Psalm 5:4: God's view on wickedness?
How does Psalm 5:4 define God's stance on wickedness and evil?

Immediate Literary Setting

Psalm 5 is David’s morning prayer. Verses 1–3 present an appeal for God to hear; verses 4–6 ground that appeal in God’s holy character; verses 7–12 contrast the destiny of the wicked with the security of the righteous. Verse 4 functions as the hinge: God’s moral nature dictates why He hears the righteous and rejects the wicked.


Canonical Cross-References

Habakkuk 1:13a—“Your eyes are too pure to look on evil.”

Isaiah 6:3—“Holy, holy, holy is the LORD of Hosts.”

James 1:13—God “tempts no one.”

1 John 1:5—“God is light, and in Him there is no darkness at all.”

The biblical witness is unanimous: God’s nature is unalloyed holiness.


God’s Moral Incompatibility With Evil

Divine holiness is not merely an attribute; it is the sum of God’s moral perfection. Because God is simple (undivided), His justice, love, and holiness are never at odds. Therefore:

1. He cannot approve wickedness.

2. He must oppose it actively (cf. Psalm 5:5–6).

3. Fellowship with Him requires righteousness—ultimately supplied by Christ (2 Corinthians 5:21).

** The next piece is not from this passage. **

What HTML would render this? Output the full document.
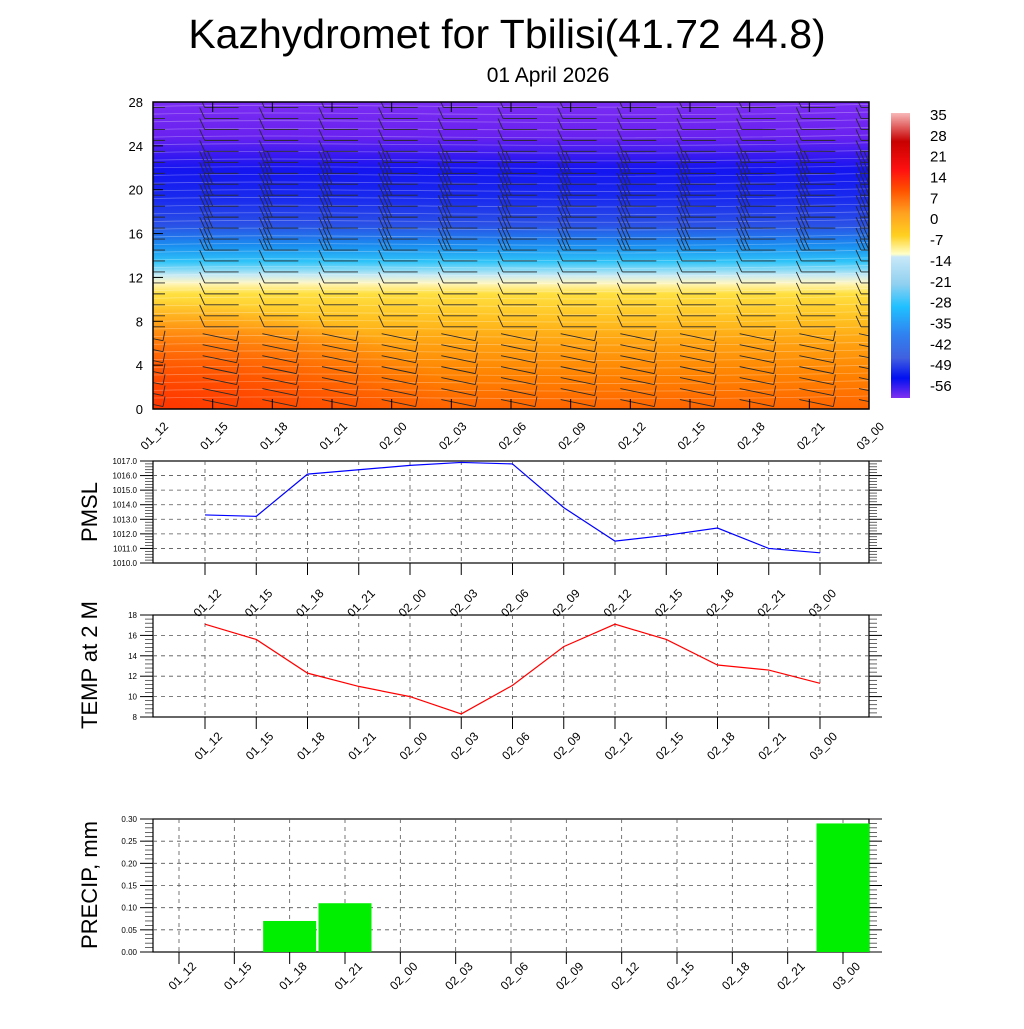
<!DOCTYPE html>
<html><head><meta charset="utf-8"><style>
body{margin:0;background:#fff}
svg text{font-family:"Liberation Sans",sans-serif}
</style></head><body>
<svg id="chart" width="1024" height="1024" viewBox="0 0 1024 1024" xmlns="http://www.w3.org/2000/svg">
<defs>
<clipPath id="fieldclip"><rect x="153" y="102" width="716" height="307"/></clipPath>
<linearGradient id="field" x1="0" y1="0" x2="0" y2="1">
<stop offset="0" stop-color="#7a2cf2"/>
<stop offset="0.11" stop-color="#6a22f0"/>
<stop offset="0.22" stop-color="#1414f0"/>
<stop offset="0.32" stop-color="#1a2cee"/>
<stop offset="0.40" stop-color="#2a50e6"/>
<stop offset="0.47" stop-color="#1a90f0"/>
<stop offset="0.52" stop-color="#30c4f8"/>
<stop offset="0.565" stop-color="#c8eaf4"/>
<stop offset="0.59" stop-color="#fff6c0"/>
<stop offset="0.625" stop-color="#ffe040"/>
<stop offset="0.71" stop-color="#ffc020"/>
<stop offset="0.79" stop-color="#ffa010"/>
<stop offset="0.89" stop-color="#ff8200"/>
<stop offset="1" stop-color="#ff6400"/>
</linearGradient>
<radialGradient id="hot" cx="0" cy="1" r="1">
<stop offset="0" stop-color="#ff3000" stop-opacity="0.9"/>
<stop offset="1" stop-color="#ff3000" stop-opacity="0"/>
</radialGradient>
<linearGradient id="cbar" x1="0" y1="0" x2="0" y2="1">
<stop offset="0" stop-color="#f8b8b8"/>
<stop offset="0.1" stop-color="#c80000"/>
<stop offset="0.2" stop-color="#ff1010"/>
<stop offset="0.27" stop-color="#ff5000"/>
<stop offset="0.35" stop-color="#ffa020"/>
<stop offset="0.43" stop-color="#ffd020"/>
<stop offset="0.495" stop-color="#ffffc8"/>
<stop offset="0.505" stop-color="#c8e8f8"/>
<stop offset="0.6" stop-color="#90d0f0"/>
<stop offset="0.68" stop-color="#20c0ff"/>
<stop offset="0.78" stop-color="#3080f0"/>
<stop offset="0.86" stop-color="#4060e0"/>
<stop offset="0.93" stop-color="#0010f0"/>
<stop offset="1" stop-color="#8030f0"/>
</linearGradient>
</defs>
<text x="507" y="48" font-size="41" text-anchor="middle">Kazhydromet for Tbilisi(41.72 44.8)</text>
<text x="548" y="82" font-size="21" text-anchor="middle">01 April 2026</text>

<g>
<rect x="153" y="102" width="716" height="307" fill="url(#field)"/>
<rect x="153" y="300" width="300" height="109" fill="url(#hot)"/>
<g clip-path="url(#fieldclip)">
<g id="contours" stroke="#fff" stroke-opacity="0.3" stroke-width="0.8" fill="none"></g>
<g id="barbs" stroke="#2a2a2a" stroke-width="0.9" fill="none"></g>
</g>
<rect x="153" y="102" width="716" height="307" fill="none" stroke="#000" stroke-width="1.5"/>
<g id="topaxes"></g>
</g>

<g>
<rect x="891" y="113" width="19" height="285" fill="url(#cbar)"/>
<g id="cbarlabels"></g>
</g>

<g id="pmsl"></g>
<g id="temp"></g>
<g id="precip"></g>
</svg>
<script>
const ns='http://www.w3.org/2000/svg';
const times=['01_12','01_15','01_18','01_21','02_00','02_03','02_06','02_09','02_12','02_15','02_18','02_21','03_00'];
const pmslValues=[1013.3,1013.2,1016.1,1016.4,1016.7,1016.9,1016.8,1013.8,1011.5,1011.9,1012.4,1011.0,1010.7];
const pmslTicks=[1010,1011,1012,1013,1014,1015,1016,1017];
const tempValues=[17.1,15.6,12.3,11.0,10.0,8.3,11.1,14.9,17.1,15.6,13.1,12.6,11.3];
const tempTicks=[8,10,12,14,16,18];
const precipValues=[0,0,0.07,0.11,0,0,0,0,0,0,0,0,0.29];
const precipTicks=[0,0.05,0.10,0.15,0.20,0.25,0.30];
const heightTicks=[0,4,8,12,16,20,24,28];
const cbarLabels=[35,28,21,14,7,0,-7,-14,-21,-28,-35,-42,-49,-56];
const barbLevels=[0.5,1.5,2.5,3.5,4.5,5.5,6.5,7.5,8.5,9.5,10.5,11.5,12.5,13.5,14.5,15.5,16.5,17.5,18.5,19.5,20.5,21.5,22.5,23.5,24.5,25.5,26.5,27.5];

function el(tag,attrs,parent,txt){const e=document.createElementNS(ns,tag);for(const k in attrs)e.setAttribute(k,attrs[k]);if(txt!==undefined)e.textContent=txt;parent.appendChild(e);return e;}

const topAx=document.getElementById('topaxes');
const tx=i=>153+i*716/12;
const hy=h=>409-h*307/28;
heightTicks.forEach(h=>{
 const t=el('text',{x:143,y:hy(h)+5,'font-size':13,'text-anchor':'end'},topAx,String(h));
 
 
 el('line',{x1:153,x2:163,y1:hy(h),y2:hy(h),stroke:'#000'},topAx);
});
times.forEach((s,i)=>{
 const x=tx(i);
 el('line',{x1:x,x2:x,y1:409,y2:399,stroke:'#000'},topAx);
 el('line',{x1:x,x2:x,y1:102,y2:112,stroke:'#000'},topAx);
 const lx=x+16,ly=427;
 const t=el('text',{x:lx,y:ly,'font-size':12,'text-anchor':'end',transform:`rotate(-45 ${lx} ${ly})`},topAx,s);
 
 
});
const cg=document.getElementById('contours');
for(let h=1;h<28;h+=0.7){
 const y=hy(h);
 el('path',{d:`M153 ${y} C350 ${y-4} 550 ${y+5} 869 ${y-2}`},cg);
}
const bg=document.getElementById('barbs');
times.forEach((s,i)=>{
 const cx=tx(i)+(i==0?-10:4);
 barbLevels.forEach(h=>{
  const y=hy(h);
  const g=el('g',{},bg);
  
  
  if(h<7){
   el('line',{x1:cx-14,y1:y-4,x2:cx+20,y2:y+3},g);
   el('line',{x1:cx+20,y1:y+3,x2:cx+22,y2:y-7},g);
  } else {
   el('line',{x1:cx-12,y1:y,x2:cx+22,y2:y},g);
   const n=(h>14&&h<23)?3:1;
   for(let k=0;k<n;k++) el('line',{x1:cx-12+k*4,y1:y,x2:cx-17+k*4,y2:y-11},g);
  }
 });
});
const cb=document.getElementById('cbarlabels');
cbarLabels.forEach((v,i)=>{
 const t=el('text',{x:930,y:120+i*(271/13),'font-size':15},cb,String(v));
 
 
});

function panel(id,name,pTop,bot,ticks,fmt,title,titleY,xs,ldx,ldy){
 const g=document.getElementById(id);
 
 
 const lo=ticks[0],hi=ticks[ticks.length-1];
 const y=v=>bot-(v-lo)/(hi-lo)*(bot-pTop);
 el('rect',{x:153,y:pTop,width:716,height:bot-pTop,fill:'none',stroke:'#000','stroke-width':1.2},g);
 const nm=(ticks.length-1)*5;
 for(let k=0;k<=nm;k++){const yy=bot-k*(bot-pTop)/nm;el('line',{x1:145,x2:153,y1:yy,y2:yy,stroke:'#000','stroke-width':0.6},g);el('line',{x1:869,x2:877,y1:yy,y2:yy,stroke:'#000','stroke-width':0.6},g);}
 ticks.forEach(v=>{
  const yy=y(v);
  el('line',{x1:140,x2:153,y1:yy,y2:yy,stroke:'#000'},g);
  el('line',{x1:869,x2:882,y1:yy,y2:yy,stroke:'#000'},g);
  if(v!==lo&&v!==hi) el('line',{x1:153,x2:869,y1:yy,y2:yy,stroke:'#555','stroke-dasharray':'4 4','stroke-width':0.8},g);
  const t=el('text',{x:137,y:yy+3,'font-size':8,'text-anchor':'end'},g,fmt(v));
  
  
 });
 xs.forEach((x,i)=>{
  el('line',{x1:x,x2:x,y1:pTop,y2:bot,stroke:'#555','stroke-dasharray':'4 4','stroke-width':0.8},g);
  el('line',{x1:x,x2:x,y1:bot,y2:bot+12,stroke:'#000'},g);
  const lx=x+ldx,ly=bot+ldy;
  const t=el('text',{x:lx,y:ly,'font-size':12,'text-anchor':'end',transform:`rotate(-45 ${lx} ${ly})`},g,times[i]);
  
  
 });
 const tt=el('text',{x:97,y:titleY,'font-size':22,'text-anchor':'middle',transform:`rotate(-90 97 ${titleY})`},g,title);
 
 
 return {g,y};
}
const lxf=i=>205+i*(615/12);
const lxs=times.map((s,i)=>lxf(i));
const p=panel('pmsl','pmsl-panel',461,563,pmslTicks,v=>v.toFixed(1),'PMSL',512,lxs,17,31);
const pl=el('polyline',{points:pmslValues.map((v,i)=>lxf(i)+','+p.y(v)).join(' '),fill:'none',stroke:'#0000ff','stroke-width':1.2},p.g);



const t2=panel('temp','temperature-panel',615,717,tempTicks,v=>String(v),'TEMP at 2 M',665,lxs,18,20);
const tl=el('polyline',{points:tempValues.map((v,i)=>lxf(i)+','+t2.y(v)).join(' '),fill:'none',stroke:'#ff0000','stroke-width':1.2},t2.g);



const bx=i=>179+i*(664/12);
const pr=panel('precip','precip-panel',819,952,precipTicks,v=>v.toFixed(2),'PRECIP, mm',885,times.map((s,i)=>bx(i)),18,15);
precipValues.forEach((v,i)=>{
 if(v<=0)return;
 const r=el('rect',{x:bx(i)-26.5,y:pr.y(v),width:53,height:952-pr.y(v),fill:'#00ee00'},pr.g);
 
 
});
</script>
</body></html>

Historical and Cultural Background

Ancient Near Eastern deities were thought to employ evil to achieve ends (e.g., Enlil sending plagues). In stark contrast, Yahweh neither collaborates with nor is tainted by evil. This moral uniqueness is a principal reason Israel’s faith stood apart in the ancient world.


Exegetical Tradition

• Targum Psalms interprets: “evil shall not dwell before Your eyes even for one hour,” stressing immediacy.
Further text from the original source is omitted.